For The Times, Corporate Democracy Lags at Home
Tuesday, April 24, 2007
The newspaper company should preach what it practices.
Why can’t the beleaguered shareholders of the New York Times Company enjoy the corporate democracy that the paper’s opinion makers tirelessly advocate?
There are few more fervent cheerleaders for what some call “shareholder democracy”—that is, the power of stockholders directly to elect directors, just like voters elect Senators—than the writers and editors at The New York Times.
The New York Times Company held its annual meeting today, and shareholders were not pleased.
A typical editorial, in 2003, hailed the arrival of a “New Sheriff on Wall Street”—Bill Donaldson. The Times urged him to “see that more is done to shore up shareholder democracy.”
Then, of course, there is Gretchen Morgenson, the front-page Sunday business columnist for The Times (who does double-duty as a news reporter). Her columns stand up for the powerless shareholder who is, in her view, at the mercy of the bullying CEO. Larry Ribstein, the distinguished professor of corporate law, has made an avocation out of chronicling her rhetorical excesses.
In one piece, she exulted: “Shareholders are finally awakening to the fact that some corporate directors must be forced to live up to their duties and mind the store for the owners they are supposed to represent.” That piece was headlined, “One Share, One Vote: One Big Test.”
While others disagree (including Peter Wallison, who will explain his point of view in the forthcoming May/June issue of The American), Morgenson and the Times editors argue that a corporation should function much like a political democracy. Holders of equal numbers of shares should not have unequal power.
Their employers don’t seem to agree. The New York Times Company held its annual meeting today, and shareholders were not pleased. Some 42 percent of them voted to withhold their support from the slate of directors in order to protest both the dismal performance of the company and the distinctly undemocratic nature of its ownership structure. That structure is a classic example of the divergence between corporate organizations and political ones—and Arthur Sulzberger Jr., who serves as the company’s chairman and the publisher of its namesake paper, says his family is “firmly and unanimously committed” to maintaining it.
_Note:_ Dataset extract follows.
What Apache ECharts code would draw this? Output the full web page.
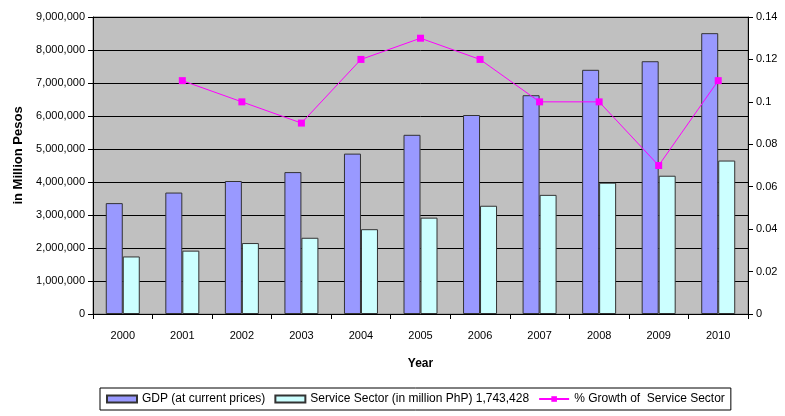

While its editorial pages campaign for a classless society, the Times’s corporate set-up gives special power to one group: the Sulzberger family, which owns 89 percent of l Class B shares. Those shares allow them to elect nine of the 13 directors. The other four are elected by Class A holders, who voted at the shareholders’ meeting today.
Since the family also owns 20 percent of Class A shares, the 42 percent vote to withhold support of directors indicates that a majority of non-family shareholders oppose the current regime.
And it’s no wonder shareholders are upset: Times stock has fallen by half over the past three years. Profits dropped in 2004 and 2005, and then in 2006, the company suffered a $543 million loss. In the first quarter of this year, earnings fell by one-third.
Meanwhile, the Times suffers from entrenched, unimaginative management. Institutional Shareholder Services and Glass, Lewis—two organizations that advise institutions on how to vote proxies—recommended a “withhold” vote today. But to no avail.
If it’s good enough for the Times, why shouldn’t a divided ownership structure—whose defenders argue it helps businesses by encouraging a longer-term approach to big decisions—be encouraged for other companies? Will Morgenson deliver another blistering column about shareholders being denied their rights this Sunday? Somehow, I doubt it.
David Robinson is Managing Editor of The American.